Exemption 7(D) protects "the identity of a confidential source," if the information was furnished on a confidential basis, and "information furnished by a confidential source," if compiled by a law enforcement authority during the course of a criminal investigation. 5 U.S.C. § 552(b)(7)(D). As FOIA exemptions must be narrowly construed, an agency is not entitled to a presumption of confidentiality with respect to its sources. U.S. Dep't of Justice v. Landano, 508 U.S. 165, 181, 113 S.Ct. 2014, 124 L.Ed.2d 84 (1993). The exemption's applicability, therefore, "depends upon whether the particular source who furnished the information at issue was granted confidentiality, either expressly or by implication." Mays v. DEA, 234 F.3d 1324, 1328 (D.C.Cir.2000).
There is no question here that the information provided by the FBI was compiled for law enforcement purposes, by a criminal law enforcement authority and during the course of a criminal investigation.
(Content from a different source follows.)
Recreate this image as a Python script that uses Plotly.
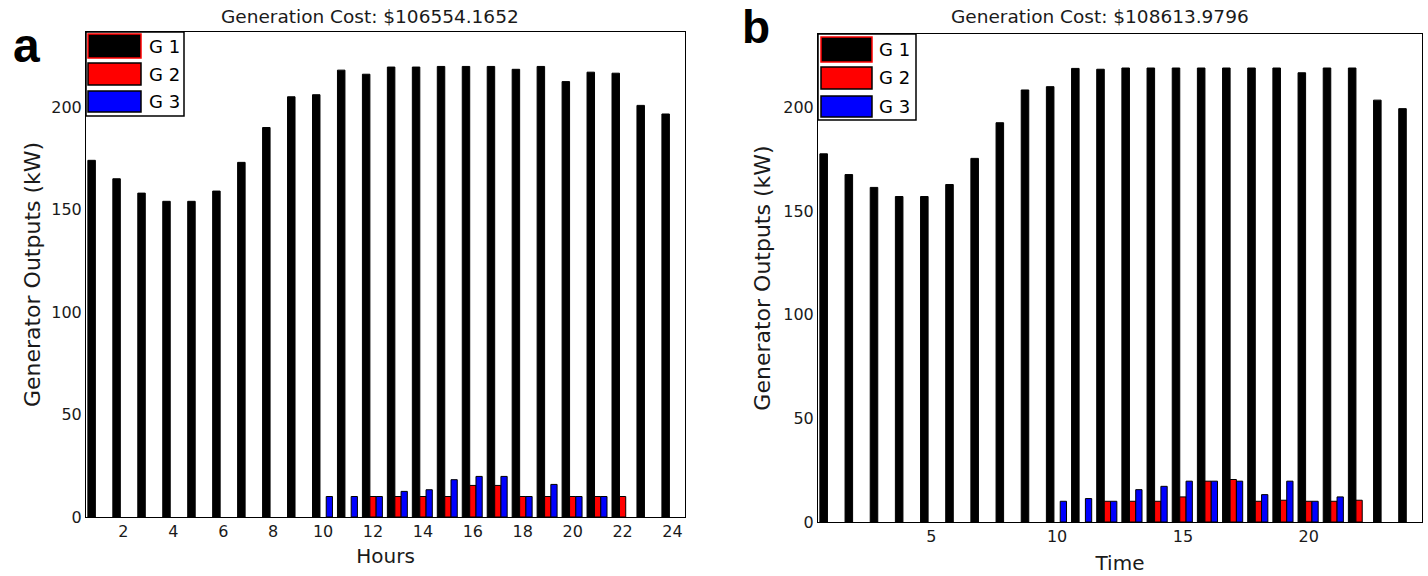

Plaintiff, however, asserts that the Hardy Declaration is insufficiently detailed for plaintiff or this Court to determine whether the information was provided by a confidential source and on a confidential basis, either expressly or by implication. Pl. Opp'n at 34-38. I disagree.
With respect to information withheld based on an express grant of confidentiality, the Hardy Declaration again more than sufficiently provides a basis on which to determine that the information was properly withheld under the exemption. Having explained the brutality of the underlying crimes, the Hardy Declaration explains that the information provided by the third parties was "specific" and "singular in nature" and led to plaintiff's arrest. Hardy Decl. ¶ 80. As this Court has noted, "[t]he nature of the crime investigated and informant's relation to it are the most important factors in determining whether implied confidentiality exists." Amuso v. U.S. Dep't of Justice, 600 F.Supp.2d 78, 100 (D.D.C.2009). Due to the violent nature of the crimes, it is reasonable to conclude that these sources disclosed information in confidence due to the fear of reprisal. See Mays, 234 F.3d at 1329.
Thus, this Court finds that defendants have demonstrated that the information withheld pursuant to both an express and an implied grant of confidentiality logically falls within Exemption 7(D).
For all of the foregoing reasons, the Court GRANTS defendants' Motion for Summary Judgment [# 15] and DENIES plaintiff's Cross-Motion for Partial Summary Judgment [# 18]. An Order consistent with this decision accompanies this Memorandum Opinion.